The new recommendations by BaFin, which are expected to be legislated for without delay, were prompted by similar moves to allow debt funds to originate loans in other jurisdictions including Ireland, Italy and Malta.
 
This is positive for the European private debt market but the continent’s regulatory framework remains overly fragmented. For non-European investors, and even for European-based and AIFMD-regulated managers, the rules on lending by non-banks vary wildly and range from complete bans to an array of idiosyncratic permissive regimes.
 
Sister title PDI recently spoke to the European Banking Authority (EBA) and also the European Commission (EC) about whether and when the fragmentation might be addressed. The European System of Financial Supervision, which includes the EBA and also the European Securities and Markets Association, does have the authority to recommend a more harmonized approach. The activities of non-bank lenders are already being monitored by the Euro-area authorities, and the EC is also busy getting the Capital Markets Union (CMU) off the ground, one of the four pillars of which is encouraging alternative finance.
 
However, the details of the CMU are still being ironed out and the current EC is taking a different approach to legislation from its predecessor, by tending to leave national governments to come up with their own solutions, rather than legislating for everything at the European level.

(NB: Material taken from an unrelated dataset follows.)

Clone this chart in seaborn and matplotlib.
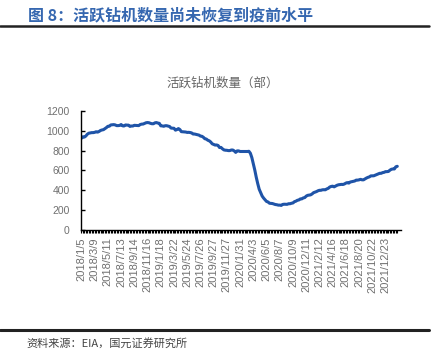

For the EBA and similar agencies too, early EU-level intervention is not on the cards. The authorities will not recommend regulation or a harmonized approach without an investigation and resultant evidence.
 
Jumping the gun with regulation that is not fit for purpose benefits nobody. So holding off makes sense on that front. But if Europe wants its attempts at nurturing alternative sources of debt finance to be taken seriously, it must, when the CMU paper is published in September, recommend that all countries in the EU legislate to allow loan origination by non-banks. Failure to do so will make it harder for European businesses to get funded, which in turn will hamper the Eurozone’s recovery. As outcomes go, this one has no upside. It should be avoided.